E soprattutto per agire veramente in soccorso delle popolazioni. E questa è l’unica via da percorrere se si vuole riportare la pace e la democrazia in quel paese martoriato. Altrimenti la missione di pace scivolerà in un pantano come quello iracheno con un costo di morte, anche per i nostri soldati, enorme.
Tante cose si potrebbero realizzare per aiutare veramente quel paese.
Ma non è nel nostro potere ottenerle.
Comunque questo dovrebbe essere il terreno di scontro.
Limitarsi a votare no alla missione senza proporre alternative è sterile. Incentrare tutto lo scontro sul principio assoluto del ritiro delle truppe non ha senso. Non siamo contrari a una missione di pace in Afghanistan.
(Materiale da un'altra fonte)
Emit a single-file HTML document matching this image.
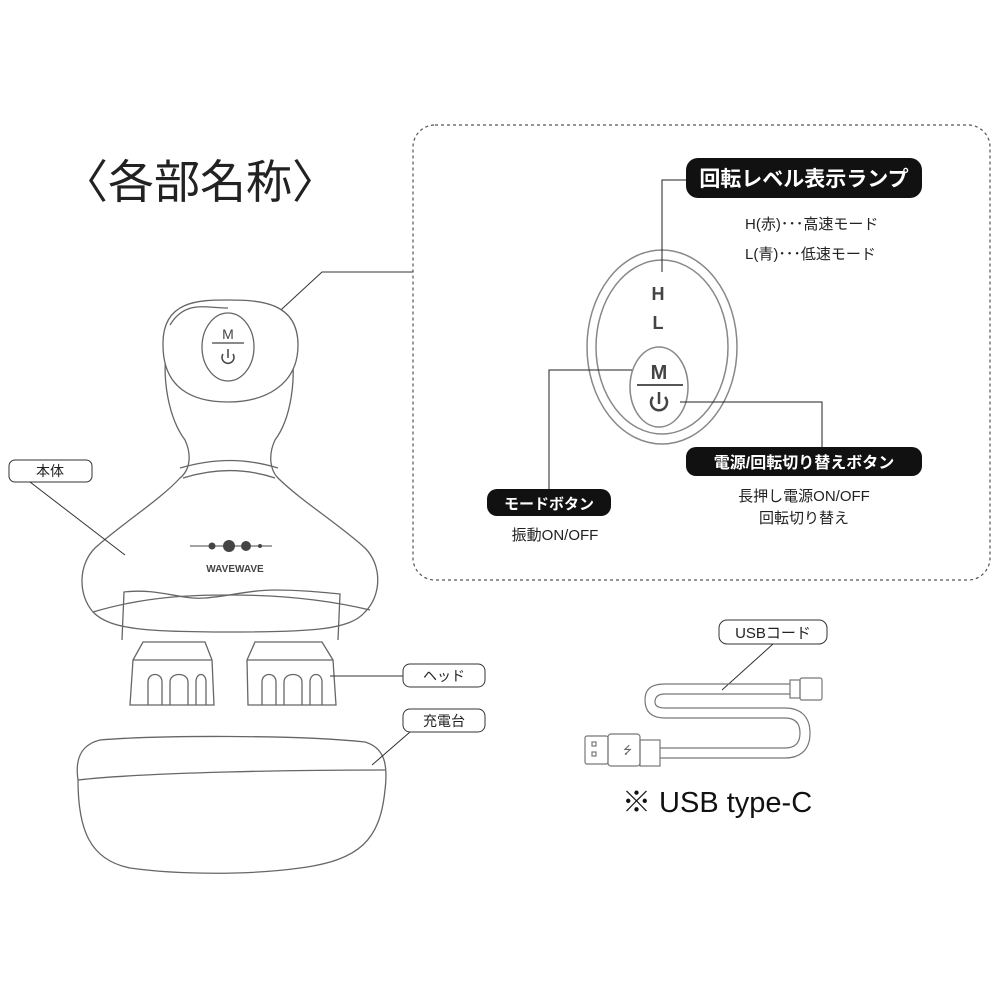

Siamo contrari a QUESTO MODO DI GESTIRE la missione.
Bisognerebbe sfruttare lo spazio che ci dà essere in questa missione per cercare di cambiarne la strategia.
Inoltre i parlamentari come Franca non possono rompere il patto che li ha portati in parlamento e votare no e contemporaneamente sperare di sviluppare battaglie vitali per l’Italia come quella del taglio degli sprechi dello stato.
L’unica mossa coerente in questa direzione sarebbe dimettersi, ma così sprecheremmo un’occasione storica per proporre una nuova cultura politica usando il megafono parlamentare. Ed è per fare questo che Franca si è candidata. Non ha certo promesso che sarebbe stata capace di trasformare Prodi in un bel principe no global.
Oggi il massimo che possiamo veramente ottenere è aprire un dibattito su COSA stiamo facendo e COME.
Non è una posizione facile o comoda.
Ma credo che si otterrebbe un grande risultato se solo si provocasse l’apertura della discussione.
Non si capisce perché la sinistra italiana quando aderisce a queste missioni Onu lo debba fare acriticamente.
Senza contrattare, senza far sentire il proprio peso nelle decisioni essenziali.
Questa è stata la nostra posizione da sempre: essere realisti e tentare almeno di aprire il dialogo e ridurre il danno.
Quando sotto D’Alema i nostri soldati furono inviati in Kossovo tentammo di convincere il governo a pretendere in cambio dell’adesione alla spedizione militare garanzie da parte degli Usa sul non uso di armi all’uranio impoverito.
Uscì sul Corriere della Sera un nostro appello.
Non fu fatto nulla ed ora abbiamo una scia di morti tra i nostri soldati, tra i serbi e i kossovari. E anzi si fece peggio di niente. Si fece finta che il problema dell’uranio impoverito non esistesse. D’Alema non si preoccupò neppure di fare pressione sui nostri generali perché adottassero precauzioni. Così, nelle aree bombardate con i proiettili all’uranio impoverito, i nostri soldati in pantaloncini e maglietta guardavano allibiti i militari inglesi e Usa che arrivavano protetti da tute spaziali. Anche solo adeguarsi agli standard di sicurezza Usa avrebbe permesso di risparmiare decine di morti.
Ci piacerebbe convincere il governo Prodi a non ripetere simili errori e non andare in Afghanistan in modo miope e improduttivo.
Certamente la scelta di essere presenti in queste missioni cercando di opporsi ai crimini di guerra e cercando di limitare la miseria (che come sanno anche gli stupidi alimenta il terrorismo e la criminalità) non è facile.
Ma sarebbe l’unica scelta in grado di unire la gente di buona volontà e far fare passi avanti alla pace.